Campmany

Jaime Campmany.
Jaime Campmany.
En casa siempre hubo bastante prensa. Al menos dos periódicos regionales y uno nacional, el ABC. Tal vez por su tamaño, era el de más atractiva lectura, sobre todo frente a los de tipo sábana y doble pliego, incómodos de manejar incluso para el seguidor más devoto. En una ocasión, desayunando en la cafetería de mi hotel en Lima, observé a un elegante caballero doblar cuidadosa y magistralmente en cuatro partes un enorme ejemplar de El Comercio para poder dar cuenta con comodidad de las noticias que aparecían en cada una de las porciones en que había plegado el centenario rotativo peruano. Al día siguiente traté de imitarle con discreción, pero desistí al advertir en las mesas vecinas miradas entre perplejas y mordaces ante mis catastróficos pliegues.

A medida que me hice mayor comencé a descubrir en esos diarios vegetales, como ahora se les llama, virtudes más allá de sus formatos. En especial a sus principales plumas, que despertaron en mí gran interés, posiblemente al escuchar a mi buen padre compartir tras el café de la tarde sus reflexiones cotidianas, tantas veces citando párrafos concretos de esas tribunas.

Aunque ABC contaba con una nómina de columnistas repleta de figuras de la intelectualidad y las letras españolas, he de reconocer que algunos me parecían unos plastas incorregibles. Normalmente nutrían esa categoría los ilustres procedentes de saberes experimentales, que debían creerse dotados también de capacidades expresivas de las que carecían por completo. Siempre me he preguntado si esos personajes no tendrían algún alma caritativa a su lado que les advirtiera de sus insufribles ladrillos o de algún amigo que les sirviera de negro literario, aunque fuera a módico precio.

El mejor, con diferencia, era Jaime Campmany. Su gracia al contar las cosas, su punzante lenguaje, su vasta y vivida cultura o el tono tan particular y lírico que daba a la actualidad convertían a este murciano universal en la referencia del periodismo. Nadie como Campmany para contextualizar la realidad y desmontar los camelos que con frecuencia la rodean. Sus “Escenas políticas” eran piezas merecedoras de un Cavia cada mañana, obras maestras del género que podrán leerse dentro de un siglo aunque se refieran a protagonistas de su tiempo.

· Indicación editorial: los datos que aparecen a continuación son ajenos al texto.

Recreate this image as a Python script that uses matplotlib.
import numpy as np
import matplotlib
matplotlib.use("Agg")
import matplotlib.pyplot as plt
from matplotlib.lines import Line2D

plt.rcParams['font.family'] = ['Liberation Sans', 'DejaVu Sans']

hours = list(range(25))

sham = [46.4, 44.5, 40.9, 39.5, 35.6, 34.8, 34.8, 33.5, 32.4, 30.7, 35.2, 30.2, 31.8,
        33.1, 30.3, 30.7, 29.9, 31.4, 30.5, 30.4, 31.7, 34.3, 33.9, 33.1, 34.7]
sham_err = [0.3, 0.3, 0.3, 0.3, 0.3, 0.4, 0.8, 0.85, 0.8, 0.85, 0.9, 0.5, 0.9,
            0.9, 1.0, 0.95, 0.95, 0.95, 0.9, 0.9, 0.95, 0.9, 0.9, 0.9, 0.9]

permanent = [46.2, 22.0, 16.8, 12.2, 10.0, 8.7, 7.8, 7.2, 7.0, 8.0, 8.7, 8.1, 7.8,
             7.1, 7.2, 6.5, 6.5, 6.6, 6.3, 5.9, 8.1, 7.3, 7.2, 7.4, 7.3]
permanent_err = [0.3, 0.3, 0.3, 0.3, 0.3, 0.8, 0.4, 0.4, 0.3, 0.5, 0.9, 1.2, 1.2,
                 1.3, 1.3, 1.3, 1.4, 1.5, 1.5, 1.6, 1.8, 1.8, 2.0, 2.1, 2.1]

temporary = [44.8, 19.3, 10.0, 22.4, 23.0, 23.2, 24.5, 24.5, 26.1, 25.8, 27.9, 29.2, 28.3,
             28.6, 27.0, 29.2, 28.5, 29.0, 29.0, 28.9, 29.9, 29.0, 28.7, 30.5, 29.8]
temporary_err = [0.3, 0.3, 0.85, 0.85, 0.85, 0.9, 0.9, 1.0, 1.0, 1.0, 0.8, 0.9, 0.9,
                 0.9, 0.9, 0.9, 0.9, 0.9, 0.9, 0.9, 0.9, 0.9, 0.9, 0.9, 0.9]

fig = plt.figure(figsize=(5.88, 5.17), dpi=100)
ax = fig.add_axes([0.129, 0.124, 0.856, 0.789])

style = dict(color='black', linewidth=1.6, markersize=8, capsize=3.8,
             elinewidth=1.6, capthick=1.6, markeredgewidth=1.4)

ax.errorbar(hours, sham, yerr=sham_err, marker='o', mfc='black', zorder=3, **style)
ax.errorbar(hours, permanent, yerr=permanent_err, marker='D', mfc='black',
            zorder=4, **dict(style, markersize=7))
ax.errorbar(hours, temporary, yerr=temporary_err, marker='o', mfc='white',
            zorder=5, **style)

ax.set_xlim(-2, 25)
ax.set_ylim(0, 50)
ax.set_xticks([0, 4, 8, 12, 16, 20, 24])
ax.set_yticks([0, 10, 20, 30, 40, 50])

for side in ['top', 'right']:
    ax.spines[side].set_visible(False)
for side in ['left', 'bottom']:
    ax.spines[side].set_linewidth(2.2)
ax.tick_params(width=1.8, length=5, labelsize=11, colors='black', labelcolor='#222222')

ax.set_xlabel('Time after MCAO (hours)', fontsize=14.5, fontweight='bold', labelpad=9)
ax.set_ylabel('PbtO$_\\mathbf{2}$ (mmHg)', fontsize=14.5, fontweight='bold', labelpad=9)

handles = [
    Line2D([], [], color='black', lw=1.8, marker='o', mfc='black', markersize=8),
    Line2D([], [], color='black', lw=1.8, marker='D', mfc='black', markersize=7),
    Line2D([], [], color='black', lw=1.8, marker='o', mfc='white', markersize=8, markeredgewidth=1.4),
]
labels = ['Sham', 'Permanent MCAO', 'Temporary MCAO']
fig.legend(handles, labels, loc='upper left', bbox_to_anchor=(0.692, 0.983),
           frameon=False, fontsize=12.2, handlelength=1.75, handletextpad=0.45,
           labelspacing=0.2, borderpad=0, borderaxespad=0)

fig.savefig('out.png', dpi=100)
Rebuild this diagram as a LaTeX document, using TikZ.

A Campmany no le podían ver ni en pintura los que nada podían hacer contra su ingenio y su inconmensurable talento. Recuerdo auténticas joyas suyas dedicadas a esas pobres víctimas que hasta ganaban altura al tener enfrente a don Jaime, desde aquél tranquilo energúmeno a Risa Cunde. Su dardos sarcásticos eran inteligentes, con pizca de mala leche y picardía de cabaré, con erudición nada impostada y una soltura que no he vuelvo a ver impresa, salvo en el caso de Alfonso Ussía, su principal discípulo.

No se servía Campmany de una par de frases de alguien célebre sacadas de un libro de citas para componer sus artículos, como hoy siguen haciendo ciertos perillanes que rondan los medios, extrayéndolas de internet. Sus cultivadas aportaciones procedían de las genuinas fuentes del conocimiento y de experiencias vitales y anécdotas personales clavadas en su formidable memoria, que tan amenas hacían siempre sus columnas.

Me encantaría saber cómo se las gastaría en estos tiempos dominados por la corrección política. Apuesto a que sería uno de sus principales arietes, combatiendo esa odiosa y estúpida tiranía a golpe de ocurrencia y buen humor.

Quince años después de irse, algunos seguimos recordando con cariño cuando abrimos el ABC al genial Jaime Campmany, el maestro irrepetible en el noble oficio de contar con perspicacia y coña marinera las cosas que pasan.